▶ _Challenge_
Leave out the pictures and print only the lines from the one with "Convert this chart" through the one with "2.41, 1.80, 1.57];", exactly as they are.

__________

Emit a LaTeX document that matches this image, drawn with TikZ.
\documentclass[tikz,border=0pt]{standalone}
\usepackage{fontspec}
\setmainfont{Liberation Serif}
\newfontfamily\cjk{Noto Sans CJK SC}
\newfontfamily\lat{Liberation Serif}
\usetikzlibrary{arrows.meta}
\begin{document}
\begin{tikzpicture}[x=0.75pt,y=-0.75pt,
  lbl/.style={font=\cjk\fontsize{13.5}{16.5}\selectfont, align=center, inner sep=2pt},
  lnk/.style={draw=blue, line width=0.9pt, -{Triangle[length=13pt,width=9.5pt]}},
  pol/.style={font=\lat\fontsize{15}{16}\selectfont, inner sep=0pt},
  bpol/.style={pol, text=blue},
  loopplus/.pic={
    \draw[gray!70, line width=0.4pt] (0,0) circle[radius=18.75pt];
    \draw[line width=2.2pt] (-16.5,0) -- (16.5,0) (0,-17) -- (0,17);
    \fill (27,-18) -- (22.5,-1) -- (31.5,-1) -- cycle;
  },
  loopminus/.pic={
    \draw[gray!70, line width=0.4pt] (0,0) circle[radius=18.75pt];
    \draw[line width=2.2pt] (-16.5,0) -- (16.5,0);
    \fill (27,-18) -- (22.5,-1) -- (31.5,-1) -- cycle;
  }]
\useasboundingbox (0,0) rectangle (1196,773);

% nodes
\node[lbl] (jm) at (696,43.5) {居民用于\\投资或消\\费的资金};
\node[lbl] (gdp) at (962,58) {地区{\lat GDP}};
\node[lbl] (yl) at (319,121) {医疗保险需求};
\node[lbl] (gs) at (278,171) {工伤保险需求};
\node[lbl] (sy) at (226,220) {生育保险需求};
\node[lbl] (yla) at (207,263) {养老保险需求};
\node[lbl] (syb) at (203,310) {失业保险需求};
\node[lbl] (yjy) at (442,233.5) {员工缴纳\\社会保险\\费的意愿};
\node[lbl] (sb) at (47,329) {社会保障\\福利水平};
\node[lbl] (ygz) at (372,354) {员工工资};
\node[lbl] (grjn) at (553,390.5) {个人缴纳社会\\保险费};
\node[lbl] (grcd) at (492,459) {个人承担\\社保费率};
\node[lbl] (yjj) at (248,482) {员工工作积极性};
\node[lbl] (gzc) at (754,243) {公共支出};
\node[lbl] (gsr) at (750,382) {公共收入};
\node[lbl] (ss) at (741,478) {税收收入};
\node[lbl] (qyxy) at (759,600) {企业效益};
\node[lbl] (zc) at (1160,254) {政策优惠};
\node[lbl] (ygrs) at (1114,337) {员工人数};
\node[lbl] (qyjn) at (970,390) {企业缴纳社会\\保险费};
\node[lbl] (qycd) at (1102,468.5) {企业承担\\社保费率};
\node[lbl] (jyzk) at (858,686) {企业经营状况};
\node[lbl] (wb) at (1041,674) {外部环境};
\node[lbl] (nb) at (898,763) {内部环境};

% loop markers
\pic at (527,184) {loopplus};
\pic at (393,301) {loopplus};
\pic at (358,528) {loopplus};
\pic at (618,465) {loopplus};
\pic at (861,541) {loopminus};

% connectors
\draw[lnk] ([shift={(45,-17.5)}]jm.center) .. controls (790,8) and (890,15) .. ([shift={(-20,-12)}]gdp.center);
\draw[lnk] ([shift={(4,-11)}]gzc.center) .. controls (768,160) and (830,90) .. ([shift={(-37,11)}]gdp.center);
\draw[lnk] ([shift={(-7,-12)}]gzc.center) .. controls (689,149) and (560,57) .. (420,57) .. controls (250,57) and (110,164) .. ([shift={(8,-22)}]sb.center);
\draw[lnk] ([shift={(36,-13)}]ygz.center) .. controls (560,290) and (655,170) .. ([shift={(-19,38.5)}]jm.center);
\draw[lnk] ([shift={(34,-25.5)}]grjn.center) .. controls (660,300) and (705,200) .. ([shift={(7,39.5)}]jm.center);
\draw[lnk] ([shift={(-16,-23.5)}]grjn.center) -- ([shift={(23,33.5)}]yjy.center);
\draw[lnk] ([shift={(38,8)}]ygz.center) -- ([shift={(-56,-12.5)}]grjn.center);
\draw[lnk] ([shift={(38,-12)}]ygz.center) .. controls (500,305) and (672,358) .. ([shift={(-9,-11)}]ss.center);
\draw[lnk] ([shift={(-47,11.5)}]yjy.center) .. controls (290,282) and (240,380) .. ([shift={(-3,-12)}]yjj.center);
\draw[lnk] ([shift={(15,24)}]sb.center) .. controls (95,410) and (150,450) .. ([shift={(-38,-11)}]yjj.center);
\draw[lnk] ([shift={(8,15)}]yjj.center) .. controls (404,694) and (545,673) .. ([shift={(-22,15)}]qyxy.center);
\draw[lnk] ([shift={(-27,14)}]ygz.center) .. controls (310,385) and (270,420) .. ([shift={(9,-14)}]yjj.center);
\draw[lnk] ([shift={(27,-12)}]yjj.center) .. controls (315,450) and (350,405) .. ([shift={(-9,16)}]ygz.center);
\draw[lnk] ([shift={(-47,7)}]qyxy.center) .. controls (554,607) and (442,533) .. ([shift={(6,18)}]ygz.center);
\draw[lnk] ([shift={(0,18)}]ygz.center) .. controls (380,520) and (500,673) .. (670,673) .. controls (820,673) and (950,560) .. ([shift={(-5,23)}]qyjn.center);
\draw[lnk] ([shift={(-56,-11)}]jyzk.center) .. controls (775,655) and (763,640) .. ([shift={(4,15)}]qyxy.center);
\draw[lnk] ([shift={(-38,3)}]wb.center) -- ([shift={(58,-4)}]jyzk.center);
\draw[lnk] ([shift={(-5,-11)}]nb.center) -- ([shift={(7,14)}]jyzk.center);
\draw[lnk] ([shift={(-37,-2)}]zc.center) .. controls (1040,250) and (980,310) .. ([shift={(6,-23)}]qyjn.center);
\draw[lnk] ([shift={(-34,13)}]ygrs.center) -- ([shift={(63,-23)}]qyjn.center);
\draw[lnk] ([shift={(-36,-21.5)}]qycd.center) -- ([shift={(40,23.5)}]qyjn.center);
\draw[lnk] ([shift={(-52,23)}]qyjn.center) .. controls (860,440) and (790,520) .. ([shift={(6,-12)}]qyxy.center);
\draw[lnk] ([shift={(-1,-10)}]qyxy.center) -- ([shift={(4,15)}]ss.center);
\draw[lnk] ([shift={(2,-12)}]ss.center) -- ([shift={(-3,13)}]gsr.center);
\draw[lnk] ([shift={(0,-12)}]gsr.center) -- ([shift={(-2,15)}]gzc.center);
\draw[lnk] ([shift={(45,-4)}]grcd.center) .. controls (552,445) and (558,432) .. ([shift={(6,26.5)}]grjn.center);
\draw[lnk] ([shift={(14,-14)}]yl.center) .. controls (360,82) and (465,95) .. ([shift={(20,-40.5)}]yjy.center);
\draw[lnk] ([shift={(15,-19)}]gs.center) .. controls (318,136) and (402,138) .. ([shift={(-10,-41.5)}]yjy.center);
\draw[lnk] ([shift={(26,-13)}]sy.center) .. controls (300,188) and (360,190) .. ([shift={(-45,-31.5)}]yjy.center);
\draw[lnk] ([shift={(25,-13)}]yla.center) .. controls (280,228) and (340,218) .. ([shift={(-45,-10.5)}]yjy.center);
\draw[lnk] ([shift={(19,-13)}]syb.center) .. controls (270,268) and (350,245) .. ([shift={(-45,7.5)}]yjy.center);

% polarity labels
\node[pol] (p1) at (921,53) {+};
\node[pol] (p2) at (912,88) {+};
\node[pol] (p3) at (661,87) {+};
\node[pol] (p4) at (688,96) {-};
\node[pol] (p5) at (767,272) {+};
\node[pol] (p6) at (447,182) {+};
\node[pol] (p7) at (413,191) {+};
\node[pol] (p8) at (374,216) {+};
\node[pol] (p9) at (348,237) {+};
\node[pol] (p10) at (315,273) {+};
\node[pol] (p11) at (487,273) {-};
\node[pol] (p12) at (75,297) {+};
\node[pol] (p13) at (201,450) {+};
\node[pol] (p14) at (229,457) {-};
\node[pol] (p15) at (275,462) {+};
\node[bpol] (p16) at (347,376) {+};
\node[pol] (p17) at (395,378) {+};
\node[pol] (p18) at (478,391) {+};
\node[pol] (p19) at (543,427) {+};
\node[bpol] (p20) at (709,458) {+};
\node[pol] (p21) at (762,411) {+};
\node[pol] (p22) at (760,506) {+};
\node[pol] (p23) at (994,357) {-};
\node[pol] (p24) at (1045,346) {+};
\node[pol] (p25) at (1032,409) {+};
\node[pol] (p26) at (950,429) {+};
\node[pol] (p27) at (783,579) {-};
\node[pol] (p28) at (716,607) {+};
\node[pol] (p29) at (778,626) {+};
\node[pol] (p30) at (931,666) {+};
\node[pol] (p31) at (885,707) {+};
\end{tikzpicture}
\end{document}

__________

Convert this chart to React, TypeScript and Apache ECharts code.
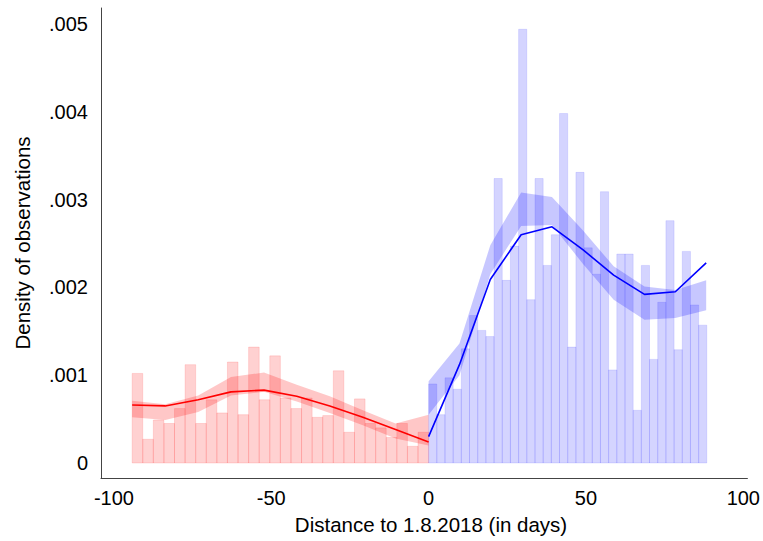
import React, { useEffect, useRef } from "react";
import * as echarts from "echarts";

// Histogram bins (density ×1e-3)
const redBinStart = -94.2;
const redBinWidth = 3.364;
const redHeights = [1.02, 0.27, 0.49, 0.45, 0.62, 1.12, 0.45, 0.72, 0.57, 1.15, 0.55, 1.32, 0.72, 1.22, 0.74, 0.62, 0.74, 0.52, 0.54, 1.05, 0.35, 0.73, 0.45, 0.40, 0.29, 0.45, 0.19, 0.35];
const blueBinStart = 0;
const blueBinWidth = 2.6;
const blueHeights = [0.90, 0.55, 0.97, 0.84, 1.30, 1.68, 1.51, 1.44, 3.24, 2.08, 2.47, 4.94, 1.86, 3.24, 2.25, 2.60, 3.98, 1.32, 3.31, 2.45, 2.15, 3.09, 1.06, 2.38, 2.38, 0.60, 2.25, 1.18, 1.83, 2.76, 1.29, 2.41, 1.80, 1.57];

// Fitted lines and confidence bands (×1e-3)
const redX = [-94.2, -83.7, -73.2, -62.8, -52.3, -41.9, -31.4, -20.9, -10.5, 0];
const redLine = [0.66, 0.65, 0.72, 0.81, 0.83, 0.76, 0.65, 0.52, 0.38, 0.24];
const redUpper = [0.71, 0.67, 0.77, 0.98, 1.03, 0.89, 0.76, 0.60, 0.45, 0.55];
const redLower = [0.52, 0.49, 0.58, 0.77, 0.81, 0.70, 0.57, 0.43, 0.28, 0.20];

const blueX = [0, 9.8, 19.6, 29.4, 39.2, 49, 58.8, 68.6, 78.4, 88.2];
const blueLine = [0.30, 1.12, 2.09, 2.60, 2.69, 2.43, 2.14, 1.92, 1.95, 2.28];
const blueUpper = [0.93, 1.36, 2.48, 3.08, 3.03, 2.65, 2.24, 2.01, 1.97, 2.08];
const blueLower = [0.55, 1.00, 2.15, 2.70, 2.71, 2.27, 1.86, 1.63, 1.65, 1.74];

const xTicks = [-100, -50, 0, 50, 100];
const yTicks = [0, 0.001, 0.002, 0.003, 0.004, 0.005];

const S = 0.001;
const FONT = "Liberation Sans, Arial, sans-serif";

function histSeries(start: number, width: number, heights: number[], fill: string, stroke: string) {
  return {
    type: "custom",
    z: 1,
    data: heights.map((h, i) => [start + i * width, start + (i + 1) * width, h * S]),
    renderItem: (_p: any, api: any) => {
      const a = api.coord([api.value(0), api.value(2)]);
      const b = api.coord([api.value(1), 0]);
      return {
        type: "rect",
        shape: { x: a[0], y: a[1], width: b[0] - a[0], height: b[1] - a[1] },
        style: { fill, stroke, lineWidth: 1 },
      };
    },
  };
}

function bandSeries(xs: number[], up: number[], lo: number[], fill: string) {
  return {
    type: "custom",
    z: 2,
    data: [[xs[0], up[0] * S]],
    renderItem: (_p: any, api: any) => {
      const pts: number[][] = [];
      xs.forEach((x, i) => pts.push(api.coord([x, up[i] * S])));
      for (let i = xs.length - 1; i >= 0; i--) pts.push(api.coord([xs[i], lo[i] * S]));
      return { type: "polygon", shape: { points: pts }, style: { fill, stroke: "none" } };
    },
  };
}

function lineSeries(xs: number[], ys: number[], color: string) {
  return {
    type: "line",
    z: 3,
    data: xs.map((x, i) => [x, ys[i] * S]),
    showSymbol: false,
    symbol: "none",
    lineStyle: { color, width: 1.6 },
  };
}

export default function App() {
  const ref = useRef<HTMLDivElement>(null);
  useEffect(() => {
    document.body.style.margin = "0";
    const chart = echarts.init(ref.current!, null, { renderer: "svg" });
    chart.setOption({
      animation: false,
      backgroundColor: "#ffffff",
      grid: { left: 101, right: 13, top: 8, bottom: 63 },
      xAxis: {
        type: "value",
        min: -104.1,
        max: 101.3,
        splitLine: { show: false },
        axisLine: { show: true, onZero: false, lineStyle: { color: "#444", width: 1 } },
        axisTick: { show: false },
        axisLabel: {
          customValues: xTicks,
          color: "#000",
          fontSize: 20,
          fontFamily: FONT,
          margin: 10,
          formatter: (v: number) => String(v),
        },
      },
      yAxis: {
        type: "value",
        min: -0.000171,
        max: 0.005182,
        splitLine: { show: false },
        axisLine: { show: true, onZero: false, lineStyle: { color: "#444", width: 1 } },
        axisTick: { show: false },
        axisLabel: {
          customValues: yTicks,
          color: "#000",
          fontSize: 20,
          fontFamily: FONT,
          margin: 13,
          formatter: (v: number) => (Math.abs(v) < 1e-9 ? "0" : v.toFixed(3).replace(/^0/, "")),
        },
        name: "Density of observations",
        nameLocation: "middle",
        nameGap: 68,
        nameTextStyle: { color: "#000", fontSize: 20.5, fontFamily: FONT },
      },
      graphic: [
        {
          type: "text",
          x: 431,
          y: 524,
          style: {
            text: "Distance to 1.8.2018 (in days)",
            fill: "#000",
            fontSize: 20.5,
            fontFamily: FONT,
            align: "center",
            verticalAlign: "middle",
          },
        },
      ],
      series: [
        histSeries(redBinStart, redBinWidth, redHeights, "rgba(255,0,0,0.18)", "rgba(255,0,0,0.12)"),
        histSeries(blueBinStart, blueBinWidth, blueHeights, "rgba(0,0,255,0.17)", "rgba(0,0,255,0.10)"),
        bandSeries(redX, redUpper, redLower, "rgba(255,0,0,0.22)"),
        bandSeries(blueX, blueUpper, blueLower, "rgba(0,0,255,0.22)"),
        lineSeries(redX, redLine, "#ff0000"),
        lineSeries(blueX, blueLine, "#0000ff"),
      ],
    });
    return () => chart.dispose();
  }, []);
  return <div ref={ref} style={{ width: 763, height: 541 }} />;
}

__________

▶ _Exercise answer_
Convert this chart to React, TypeScript and Apache ECharts code.
import React, { useEffect, useRef } from "react";
import * as echarts from "echarts";

// Histogram bins (density ×1e-3)
const redBinStart = -94.2;
const redBinWidth = 3.364;
const redHeights = [1.02, 0.27, 0.49, 0.45, 0.62, 1.12, 0.45, 0.72, 0.57, 1.15, 0.55, 1.32, 0.72, 1.22, 0.74, 0.62, 0.74, 0.52, 0.54, 1.05, 0.35, 0.73, 0.45, 0.40, 0.29, 0.45, 0.19, 0.35];
const blueBinStart = 0;
const blueBinWidth = 2.6;
const blueHeights = [0.90, 0.55, 0.97, 0.84, 1.30, 1.68, 1.51, 1.44, 3.24, 2.08, 2.47, 4.94, 1.86, 3.24, 2.25, 2.60, 3.98, 1.32, 3.31, 2.45, 2.15, 3.09, 1.06, 2.38, 2.38, 0.60, 2.25, 1.18, 1.83, 2.76, 1.29, 2.41, 1.80, 1.57];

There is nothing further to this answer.